PROBLEM DESCRIPTION:
Copy exactly, and only, the lines starting at the line with "Convert this chart to matplotlib code." and ending at the line with "year_base = [1020, 1027, 1024, 1011]". Leave every picture out of the copy.

>> start ENTRIES

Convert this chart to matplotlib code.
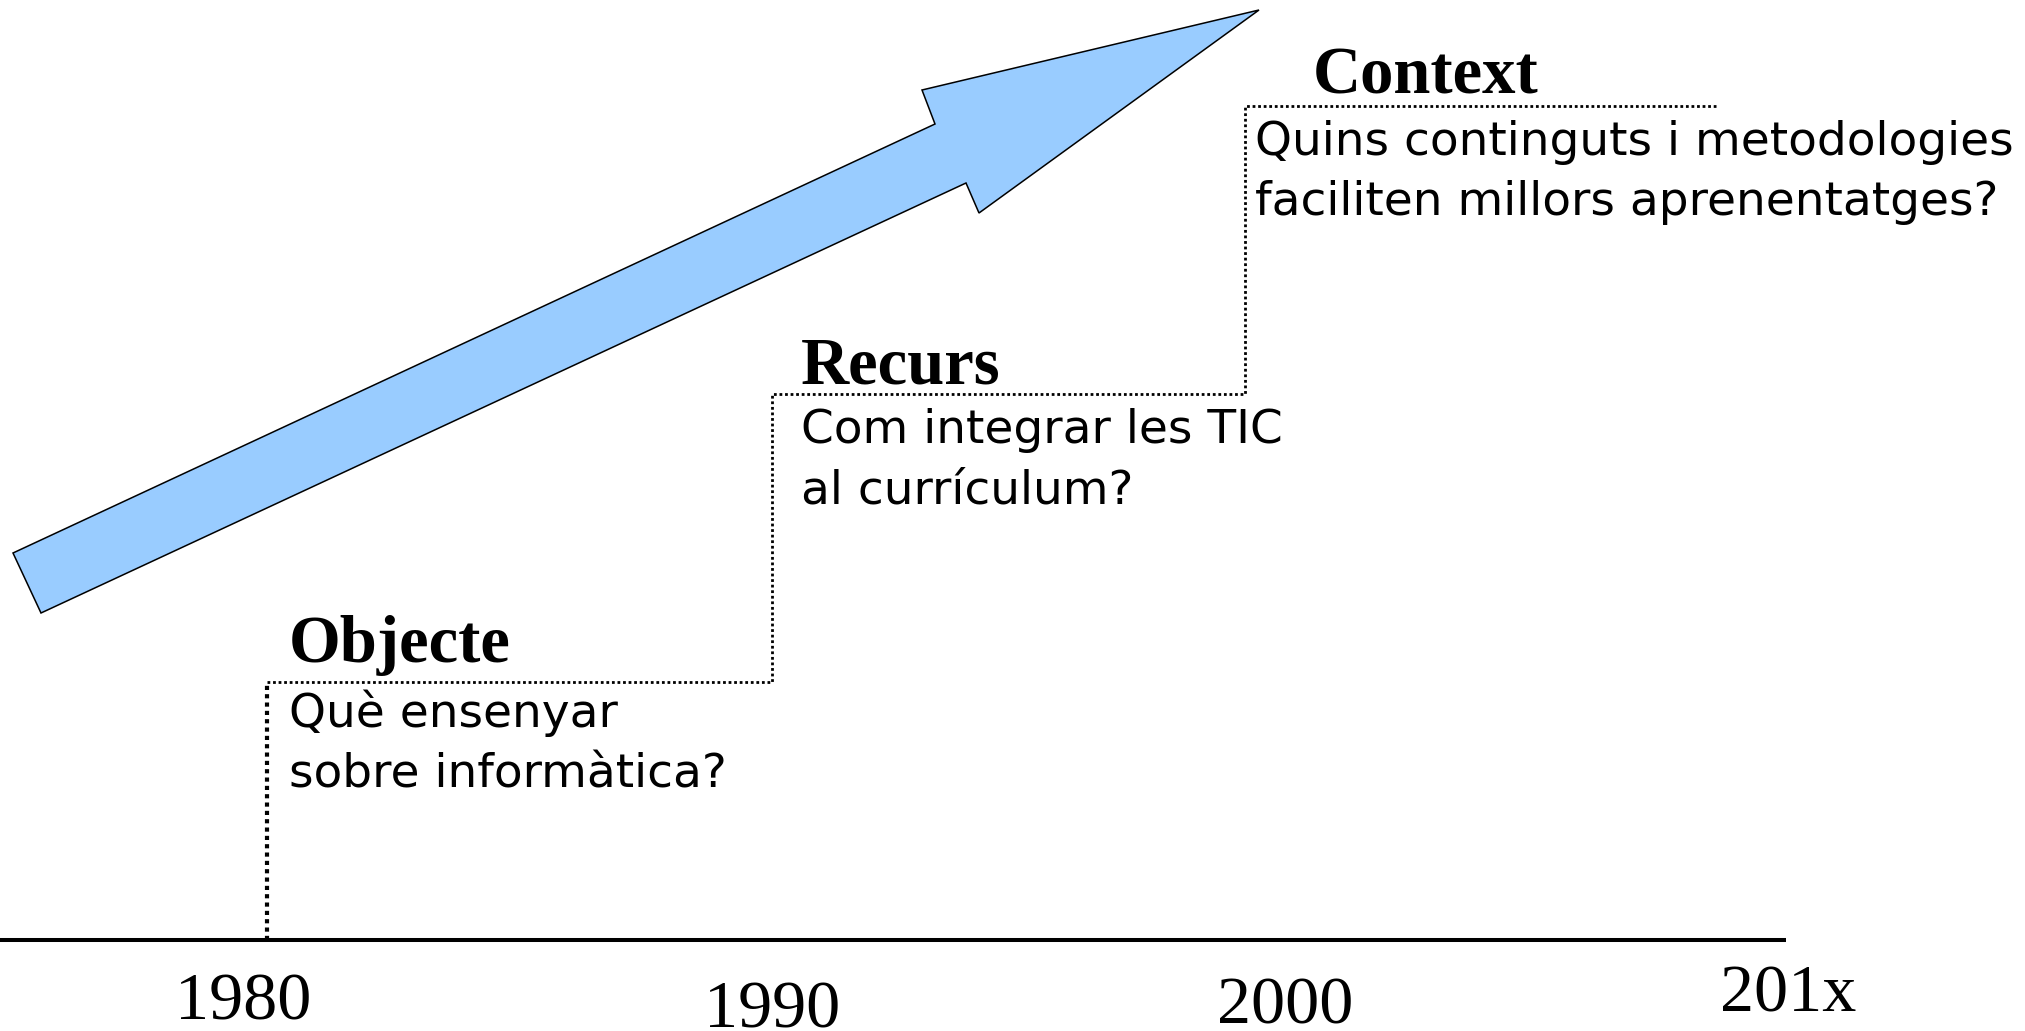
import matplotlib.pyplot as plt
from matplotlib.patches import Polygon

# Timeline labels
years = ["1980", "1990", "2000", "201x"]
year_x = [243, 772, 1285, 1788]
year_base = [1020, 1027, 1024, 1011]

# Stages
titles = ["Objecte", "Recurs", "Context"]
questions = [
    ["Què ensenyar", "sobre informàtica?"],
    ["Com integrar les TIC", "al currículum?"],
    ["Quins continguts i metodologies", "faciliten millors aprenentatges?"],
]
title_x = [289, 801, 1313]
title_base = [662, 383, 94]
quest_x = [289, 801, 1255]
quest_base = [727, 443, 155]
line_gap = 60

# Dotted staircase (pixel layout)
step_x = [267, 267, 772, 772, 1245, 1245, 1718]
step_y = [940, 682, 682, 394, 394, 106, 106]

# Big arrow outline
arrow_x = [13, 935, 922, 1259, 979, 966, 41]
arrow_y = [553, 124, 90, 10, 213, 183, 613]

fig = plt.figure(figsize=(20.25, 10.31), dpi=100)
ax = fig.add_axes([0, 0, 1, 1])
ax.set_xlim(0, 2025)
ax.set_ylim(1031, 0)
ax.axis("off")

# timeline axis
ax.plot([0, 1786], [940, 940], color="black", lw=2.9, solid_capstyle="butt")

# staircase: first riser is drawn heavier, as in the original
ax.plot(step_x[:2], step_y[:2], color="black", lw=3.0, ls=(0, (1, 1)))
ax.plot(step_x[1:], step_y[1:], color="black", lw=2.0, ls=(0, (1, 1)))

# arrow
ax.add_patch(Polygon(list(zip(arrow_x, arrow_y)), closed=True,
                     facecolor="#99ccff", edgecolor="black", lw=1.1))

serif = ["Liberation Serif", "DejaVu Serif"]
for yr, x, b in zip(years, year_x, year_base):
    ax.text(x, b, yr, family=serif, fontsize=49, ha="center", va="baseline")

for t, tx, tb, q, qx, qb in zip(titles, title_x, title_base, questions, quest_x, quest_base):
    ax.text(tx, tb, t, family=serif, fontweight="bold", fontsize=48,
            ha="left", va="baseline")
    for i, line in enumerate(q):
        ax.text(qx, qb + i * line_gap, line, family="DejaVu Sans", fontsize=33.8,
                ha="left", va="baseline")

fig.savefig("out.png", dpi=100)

>> end ENTRIES
>> start ENTRIES

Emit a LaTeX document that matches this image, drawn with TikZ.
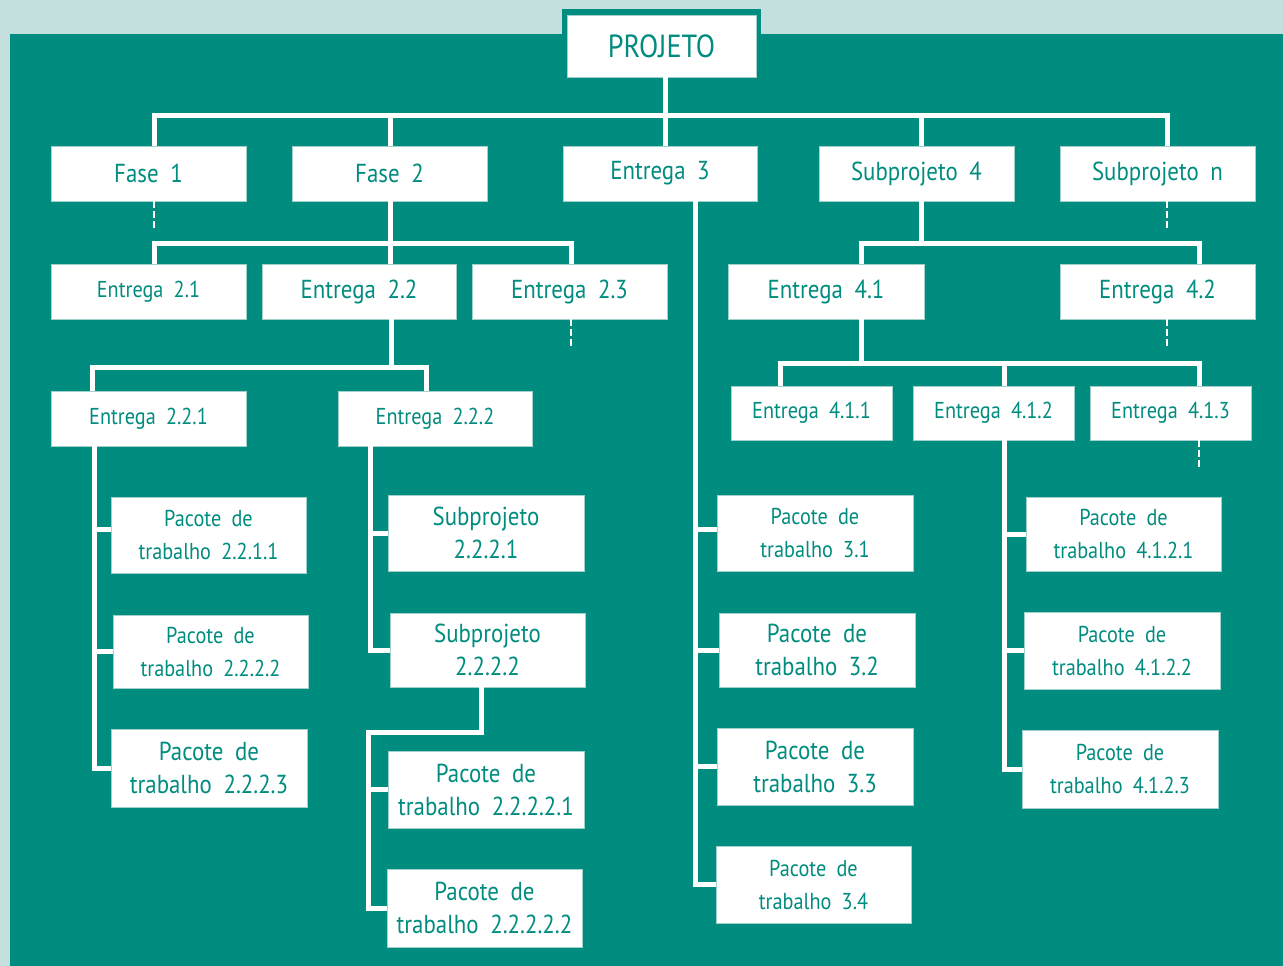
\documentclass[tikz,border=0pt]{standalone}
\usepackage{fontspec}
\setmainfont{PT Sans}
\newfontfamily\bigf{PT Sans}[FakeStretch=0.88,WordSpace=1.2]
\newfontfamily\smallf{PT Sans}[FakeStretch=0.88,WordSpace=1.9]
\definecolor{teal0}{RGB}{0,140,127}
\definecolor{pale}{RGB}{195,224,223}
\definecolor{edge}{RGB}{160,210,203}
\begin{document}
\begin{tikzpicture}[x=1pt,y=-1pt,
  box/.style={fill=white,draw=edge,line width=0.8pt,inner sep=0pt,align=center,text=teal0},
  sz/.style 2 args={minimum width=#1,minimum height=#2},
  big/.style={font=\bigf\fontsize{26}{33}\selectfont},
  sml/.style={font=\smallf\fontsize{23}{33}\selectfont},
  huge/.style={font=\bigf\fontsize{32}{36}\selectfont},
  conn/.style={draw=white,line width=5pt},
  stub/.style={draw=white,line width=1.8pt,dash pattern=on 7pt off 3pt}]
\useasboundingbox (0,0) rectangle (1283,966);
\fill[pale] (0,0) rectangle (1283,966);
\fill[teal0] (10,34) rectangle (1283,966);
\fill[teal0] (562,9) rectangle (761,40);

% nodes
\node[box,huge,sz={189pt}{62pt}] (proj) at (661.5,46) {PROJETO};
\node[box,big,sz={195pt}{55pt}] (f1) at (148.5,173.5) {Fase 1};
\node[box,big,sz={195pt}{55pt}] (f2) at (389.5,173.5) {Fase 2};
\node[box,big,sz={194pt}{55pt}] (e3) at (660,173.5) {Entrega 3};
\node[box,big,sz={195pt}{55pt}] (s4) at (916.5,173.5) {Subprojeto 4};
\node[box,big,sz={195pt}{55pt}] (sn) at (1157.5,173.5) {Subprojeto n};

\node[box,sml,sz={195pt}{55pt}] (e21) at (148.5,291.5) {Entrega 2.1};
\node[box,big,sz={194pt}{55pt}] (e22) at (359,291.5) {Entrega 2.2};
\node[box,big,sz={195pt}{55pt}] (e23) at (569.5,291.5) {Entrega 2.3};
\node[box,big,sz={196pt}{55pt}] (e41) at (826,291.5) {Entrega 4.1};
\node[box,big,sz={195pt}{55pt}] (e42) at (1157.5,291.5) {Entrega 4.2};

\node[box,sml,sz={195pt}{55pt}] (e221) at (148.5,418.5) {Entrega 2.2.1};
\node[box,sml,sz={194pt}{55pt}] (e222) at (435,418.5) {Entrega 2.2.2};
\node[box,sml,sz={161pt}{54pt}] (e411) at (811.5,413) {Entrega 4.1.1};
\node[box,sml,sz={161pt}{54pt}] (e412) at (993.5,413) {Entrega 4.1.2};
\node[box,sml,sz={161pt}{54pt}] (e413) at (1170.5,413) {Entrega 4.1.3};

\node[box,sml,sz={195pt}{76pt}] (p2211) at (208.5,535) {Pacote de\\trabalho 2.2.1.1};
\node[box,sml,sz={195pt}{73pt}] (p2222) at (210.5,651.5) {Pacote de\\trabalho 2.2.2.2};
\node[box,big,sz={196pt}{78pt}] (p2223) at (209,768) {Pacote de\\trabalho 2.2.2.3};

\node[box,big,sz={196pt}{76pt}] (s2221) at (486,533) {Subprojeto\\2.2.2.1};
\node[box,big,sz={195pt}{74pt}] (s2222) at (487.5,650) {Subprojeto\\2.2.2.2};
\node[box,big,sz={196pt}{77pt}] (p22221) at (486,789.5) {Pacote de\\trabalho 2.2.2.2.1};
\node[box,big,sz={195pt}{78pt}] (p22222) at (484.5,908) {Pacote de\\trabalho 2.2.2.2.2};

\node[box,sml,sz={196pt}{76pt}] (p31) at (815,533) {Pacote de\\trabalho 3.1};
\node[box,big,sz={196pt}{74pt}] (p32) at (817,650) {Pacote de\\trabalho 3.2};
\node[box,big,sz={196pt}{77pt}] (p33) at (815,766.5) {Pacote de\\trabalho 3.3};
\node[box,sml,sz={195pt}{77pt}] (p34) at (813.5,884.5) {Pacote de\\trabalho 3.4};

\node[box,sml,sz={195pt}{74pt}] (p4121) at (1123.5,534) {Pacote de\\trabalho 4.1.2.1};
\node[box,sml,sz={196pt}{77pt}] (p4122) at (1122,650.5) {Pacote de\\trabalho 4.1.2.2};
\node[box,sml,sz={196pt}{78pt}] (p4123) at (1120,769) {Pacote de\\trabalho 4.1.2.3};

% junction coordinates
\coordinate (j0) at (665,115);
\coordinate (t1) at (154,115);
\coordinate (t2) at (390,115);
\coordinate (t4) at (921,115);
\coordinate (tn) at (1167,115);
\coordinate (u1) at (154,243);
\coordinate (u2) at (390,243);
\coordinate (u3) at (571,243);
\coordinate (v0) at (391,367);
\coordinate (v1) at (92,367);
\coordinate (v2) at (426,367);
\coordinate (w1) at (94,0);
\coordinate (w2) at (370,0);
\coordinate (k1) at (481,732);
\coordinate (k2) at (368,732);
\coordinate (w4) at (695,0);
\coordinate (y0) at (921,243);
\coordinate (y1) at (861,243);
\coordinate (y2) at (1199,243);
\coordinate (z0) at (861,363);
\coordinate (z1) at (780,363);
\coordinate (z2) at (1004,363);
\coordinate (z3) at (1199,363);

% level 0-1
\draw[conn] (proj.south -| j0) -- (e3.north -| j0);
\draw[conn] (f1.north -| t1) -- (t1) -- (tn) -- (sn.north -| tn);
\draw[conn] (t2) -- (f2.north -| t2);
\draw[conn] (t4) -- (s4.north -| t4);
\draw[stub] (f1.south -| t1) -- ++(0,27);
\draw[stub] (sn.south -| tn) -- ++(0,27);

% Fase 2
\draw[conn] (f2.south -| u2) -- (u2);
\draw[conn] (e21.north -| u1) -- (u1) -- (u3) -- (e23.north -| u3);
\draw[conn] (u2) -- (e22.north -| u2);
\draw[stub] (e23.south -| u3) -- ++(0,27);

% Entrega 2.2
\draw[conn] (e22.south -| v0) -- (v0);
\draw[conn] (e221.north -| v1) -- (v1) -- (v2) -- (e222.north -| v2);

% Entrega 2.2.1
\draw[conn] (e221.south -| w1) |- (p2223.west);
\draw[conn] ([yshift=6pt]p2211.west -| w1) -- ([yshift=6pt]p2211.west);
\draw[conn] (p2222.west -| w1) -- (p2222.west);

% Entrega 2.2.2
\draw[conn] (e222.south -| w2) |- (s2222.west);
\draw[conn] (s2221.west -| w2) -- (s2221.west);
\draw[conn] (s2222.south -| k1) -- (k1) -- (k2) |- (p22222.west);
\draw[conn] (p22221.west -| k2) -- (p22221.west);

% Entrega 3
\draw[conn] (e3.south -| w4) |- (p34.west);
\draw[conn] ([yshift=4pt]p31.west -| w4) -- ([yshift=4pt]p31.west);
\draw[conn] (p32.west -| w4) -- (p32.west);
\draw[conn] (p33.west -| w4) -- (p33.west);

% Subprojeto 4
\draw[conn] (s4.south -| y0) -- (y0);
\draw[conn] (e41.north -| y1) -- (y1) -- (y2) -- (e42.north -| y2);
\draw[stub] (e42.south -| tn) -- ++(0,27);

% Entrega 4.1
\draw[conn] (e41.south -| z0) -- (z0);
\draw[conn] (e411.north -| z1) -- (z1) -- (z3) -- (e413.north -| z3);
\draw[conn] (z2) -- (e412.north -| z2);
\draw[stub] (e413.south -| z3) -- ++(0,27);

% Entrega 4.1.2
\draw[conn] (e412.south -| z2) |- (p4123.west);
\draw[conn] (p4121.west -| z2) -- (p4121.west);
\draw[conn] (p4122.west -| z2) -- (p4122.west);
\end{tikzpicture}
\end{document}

>> end ENTRIES

RESPONSE:
Convert this chart to matplotlib code.
import matplotlib.pyplot as plt
from matplotlib.patches import Polygon

# Timeline labels
years = ["1980", "1990", "2000", "201x"]
year_x = [243, 772, 1285, 1788]
year_base = [1020, 1027, 1024, 1011]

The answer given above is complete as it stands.